AMEX's savings rate is variable and moves with Federal Reserve policy. It has trended downward from 4.25% in mid-2024 to 3.20% today. If the Fed cuts rates further, AMEX's APY will likely follow. The account does not require direct deposit, a subscription, or any other qualification to earn the advertised rate. This is a simpler structure than some competitors like SoFi, which ties its highest rate to direct deposit or subscription requirements.
For savers who prioritize capital preservation and simplicity, AMEX's HYSA is one of the most straightforward options available. Your principal is protected, the rate is competitive, and the brand has deep institutional trust. However, the rate is not particularly generous and could reduce further in the future.
The FDIC insurance question: what happens if something goes wrong?
This is not a question about which platform is "safer" in everyday use. Both AMEX and Kraken are well-established. The question is what happens in a worst-case scenario, and the answer is fundamentally different for both services.
If American Express National Bank were to fail, the FDIC would make depositors whole up to $250,000 per depositor, per ownership category. This is a federal guarantee backed by the full faith and credit of the United States government. It applies regardless of what happens to American Express as a company. Your principal is protected up to the limit.
If Kraken experienced a severe security event or insolvency, there is no equivalent government-backed insurance. Kraken's security practices include cold storage, Proof of Reserves, and multi-layered account protections. These are among the strongest in the crypto industry, but they are risk mitigation measures, not insurance. In a bankruptcy scenario, the treatment of customer funds would depend on the legal process. Understanding whether stablecoin yield is safe within the context of your overall financial plan is an important step before moving significant capital into any crypto earn product.
Stablecoins themselves carry additional risk beyond platform risk. USDC's brief de-peg during the SVB crisis in March 2023 demonstrated that even well-collateralized stablecoins can trade below $1.00 when market stress hits the banking system that underlies their reserves. USDT has faced ongoing regulatory scrutiny regarding the composition and transparency of its reserves.
AMEX savings is for capital you cannot afford to lose: emergency funds, near-term goals, insured reserves. Kraken Earn is for risk capital you have deliberately allocated to crypto and want working rather than idle.
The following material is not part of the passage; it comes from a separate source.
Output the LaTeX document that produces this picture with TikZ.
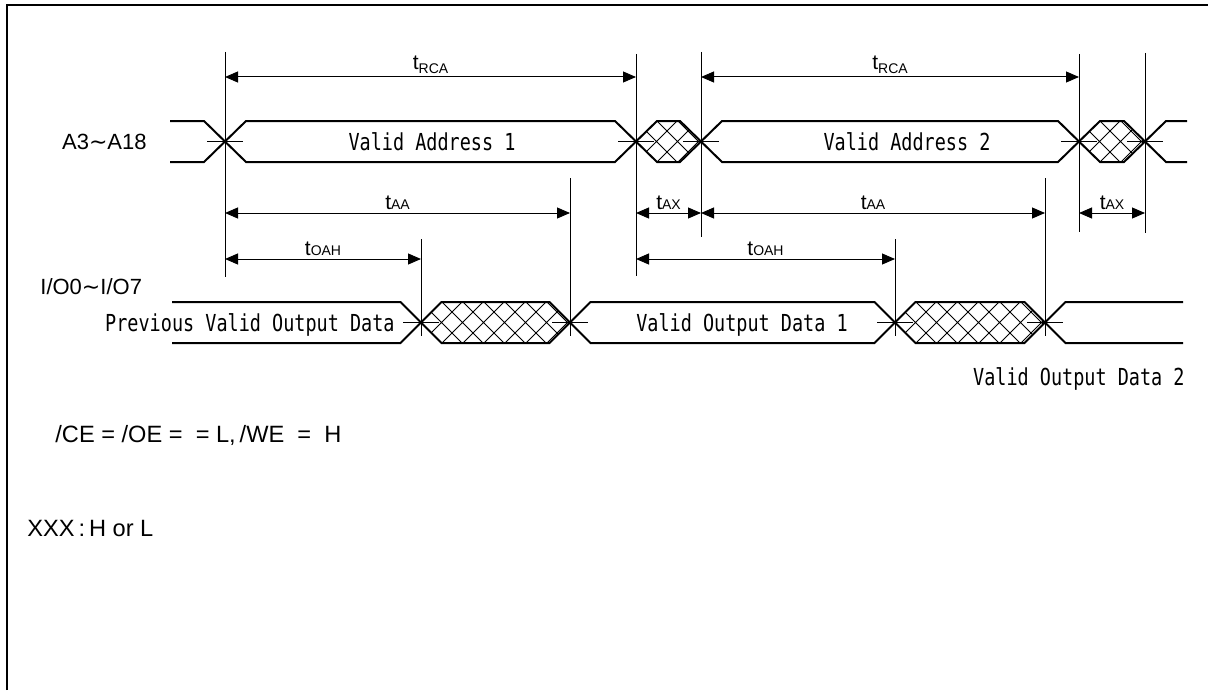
\documentclass[tikz,border=0pt]{standalone}
\usepackage{fontspec}
\setmainfont{Liberation Sans}
\newfontfamily\gothic[FakeStretch=0.79]{DejaVu Sans Mono}
\newfontfamily\dejavu{DejaVu Sans}
\usetikzlibrary{arrows.meta}

\begin{document}
\begin{tikzpicture}[x=0.5pt,y=-0.5pt,>={Triangle[length=6.5pt,width=5.5pt]},line join=miter,
  sig/.style={line width=1pt},
  guide/.style={line width=0.5pt},
  dim/.style={line width=0.5pt,<->},
  hatchline/.style={line width=0.5pt},
  mono/.style={font=\gothic\fontsize{11.7}{12}\selectfont,inner sep=0pt,text height=8.5pt,text depth=0pt},
  sans/.style={font=\fontsize{11}{13}\selectfont,inner sep=0pt,text height=7.9pt,text depth=0pt},
  note/.style={font=\fontsize{11.8}{14}\selectfont,inner sep=0pt,text height=8.5pt,text depth=0pt,anchor=west},
  tlab/.style={font=\fontsize{10.5}{11}\selectfont,inner sep=0pt,above=1.5pt}]
\useasboundingbox (0,0) rectangle (1208,690);
% frame
\draw[line width=1.2pt] (7,690) -- (7,5) -- (1208,5);

% crossing points of the two buses
\coordinate (a0) at (225,141.5);
\coordinate (a1) at (636,141.5);
\coordinate (a2) at (701,141.5);
\coordinate (a3) at (1079,141.5);
\coordinate (a4) at (1145,141.5);
\coordinate (d0) at (421,322.5);
\coordinate (d1) at (570,322.5);
\coordinate (d2) at (895,322.5);
\coordinate (d3) at (1045,322.5);
% heights of the dimension arrows
\coordinate (yrca) at (0,77);
\coordinate (yaa) at (0,213);
\coordinate (yoah) at (0,259);

% guide lines
\draw[guide] (225,52) -- (225,277);
\draw[guide] (636,54) -- (636,276);
\draw[guide] (701,52) -- (701,237);
\draw[guide] (1079,54) -- (1079,232);
\draw[guide] (1145,53) -- (1145,233);
\draw[guide] (570,178) -- (570,336);
\draw[guide] (1045,178) -- (1045,336);
\draw[guide] (421,239) -- (421,336);
\draw[guide] (895,239) -- (895,336);

% address bus
\draw[sig] (170,121) -- (204,121) -- (246,162) -- (615,162) -- (657,121) -- (680,121) -- (722,162)
  -- (1058,162) -- (1100,121) -- (1124,121) -- (1166,162) -- (1187,162);
\draw[sig] (170,162) -- (204,162) -- (246,121) -- (615,121) -- (657,162) -- (680,162) -- (722,121)
  -- (1058,121) -- (1100,162) -- (1124,162) -- (1166,121) -- (1187,121);

% data bus
\draw[sig] (172,302) -- (400.5,302) -- (441.5,343) -- (549.5,343) -- (590.5,302) -- (874.5,302)
  -- (915.5,343) -- (1024.5,343) -- (1065.5,302) -- (1183,302);
\draw[sig] (172,343) -- (400.5,343) -- (441.5,302) -- (549.5,302) -- (590.5,343) -- (874.5,343)
  -- (915.5,302) -- (1024.5,302) -- (1065.5,343) -- (1183,343);

% don't care hatching
\foreach \a/\b/\t in {636/701/121,1079/1145/121,421/570/302,895/1045/302}{
  \begin{scope}
    \clip (\a,\t+20.5) -- (\a+20.5,\t) -- (\b-20.5,\t) -- (\b,\t+20.5) -- (\b-20.5,\t+41) -- (\a+20.5,\t+41) -- cycle;
    \foreach \k in {-3,...,9}
      \draw[hatchline] (\a+\k*21,\t) -- ++(41,41) (\a+\k*21+41,\t) -- ++(-41,41);
  \end{scope}
}

% ticks at the crossings
\foreach \p in {a0,a1,a2,a3,a4,d0,d1,d2,d3}
  \draw[guide] ([xshift=-9pt]\p) -- ([xshift=9pt]\p);

% timing arrows
\draw[dim] (a0 |- yrca) -- node[tlab] (rca1) {t\raisebox{-2pt}{\fontsize{7}{8}\selectfont RCA}} (a1 |- yrca);
\draw[dim] (a2 |- yrca) -- node[tlab] (rca2) {t\raisebox{-2pt}{\fontsize{7}{8}\selectfont RCA}} (a3 |- yrca);
\draw[dim] (a0 |- yaa) -- node[tlab] (aa1) {t{\fontsize{7}{8}\selectfont AA}} (d1 |- yaa);
\draw[dim] (a1 |- yaa) -- node[tlab] (ax1) {t{\fontsize{7}{8}\selectfont AX}} (a2 |- yaa);
\draw[dim] (a2 |- yaa) -- node[tlab] (aa2) {t{\fontsize{7}{8}\selectfont AA}} (d3 |- yaa);
\draw[dim] (a3 |- yaa) -- node[tlab] (ax2) {t{\fontsize{7}{8}\selectfont AX}} (a4 |- yaa);
\draw[dim] (a0 |- yoah) -- node[tlab] (oah1) {t{\fontsize{7}{8}\selectfont OAH}} (d0 |- yoah);
\draw[dim] (a1 |- yoah) -- node[tlab] (oah2) {t{\fontsize{7}{8}\selectfont OAH}} (d2 |- yoah);

% texts
\node[sans,anchor=east] (addr) at (147,141.5) {A3{\dejavu ∼}A18};
\node[sans,anchor=west] (io) at (40,287) {I/O0{\dejavu ∼}I/O7};
\node[mono] (va1) at (432,141.5) {Valid Address 1};
\node[mono] (va2) at (907,141.5) {Valid Address 2};
\node[mono,anchor=east] (prev) at (395,322.5) {Previous Valid Output Data};
\node[mono] (vod1) at (742,322.5) {Valid Output Data 1};
\node[mono,anchor=east] (vod2) at (1185,376.5) {Valid Output Data 2};
\node[note] (cond) at (55,434) {/CE = /OE =\ \ = L,\,/WE\ \ =\ \ H};
\node[note] (xxx) at (27,528) {XXX\,:\,H or L};
\end{tikzpicture}
\end{document}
Treating them as interchangeable ignores the structural difference in protection.
Tax treatment: same either way
Both AMEX savings interest and Kraken Earn rewards are taxed as ordinary income. The tax treatment is effectively identical despite the different underlying assets.
American Express pays interest on USD savings deposits and issues a 1099-INT at tax time. Kraken Auto Earn (stablecoin yield) and staking rewards are also taxable as ordinary income at the fair market value of the rewards when received — as per IRS Revenue Ruling 2023-14, staking rewards are gross income in the taxable year of receipt. The question of whether crypto rewards are taxable is settled: yes, at ordinary income rates, just like bank interest.
One additional consideration for Kraken users: if you later sell or exchange the crypto rewards you received, any gain or loss on that subsequent transaction may be subject to capital gains tax. AMEX interest, paid in dollars, does not create a second taxable event. This is a minor but real difference in tax complexity.